Dive Brief:
- A new report from the Henry J. Kaiser Family Foundation examines the potential effects of the Affordable Care Act's "Cadillac tax," a controversial measure intended to reign in healthcare spending via a hefty surcharge on high-cost employer sponsored health insurance plans.
- The report finds a likely consequence of the tax is employers will begin shifting considerable costs to employees via higher premiums or other cost-sharing; utilizing narrow networks; eliminating high-cost health plans; and, in one approach that has yet to receive much attention, capping or eliminating tax-preferred health savings accounts such as FSAs, HSAs, and HRAs.
- The tax is not slated to go into effect until 2018, but employers are already gearing up for the change and discussing possible methods of avoiding the tax, such as instituting private insurance exchanges which do not offer plans that would trigger the 40% surcharge.
Dive Insight:
The tax may not be slated to go into effect for another two and a half years, but it's already causing significant consternation among employers and labor unions. And as the Kaiser report underscores, the full extent of the tax's effect on employer sponsored plans has yet to be realized.

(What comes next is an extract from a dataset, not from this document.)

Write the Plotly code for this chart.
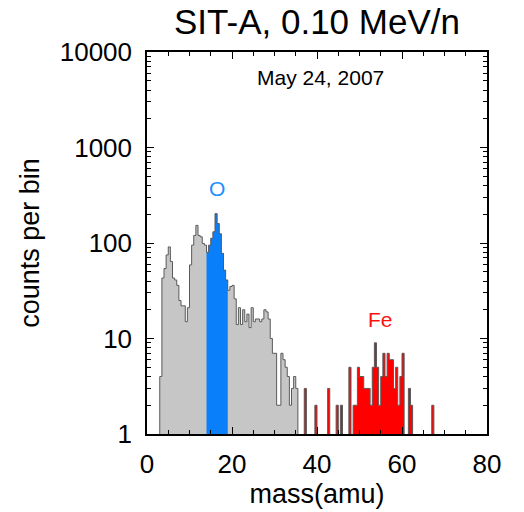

Tax-preferred savings accounts will be hit by the tax because an employer's contributions to these accounts count towards the overall cost of a health plans as measured by the ACA. There are certain exceptions for sicker and older employees that change the specific structure of the tax.
"The amount and structure of the [Cadillac tax] provide a strong incentive for employers to avoid hitting the thresholds," wrote the study authors. "The tax rate of 40% is high relative to the tax that many employees would pay if the benefits were merely taxed like other compensation, and the ACA does not allow the taxpayers (e.g., the employer) to deduct the tax as a cost of doing business, which can significantly increase the tax incidence for for-profit companies."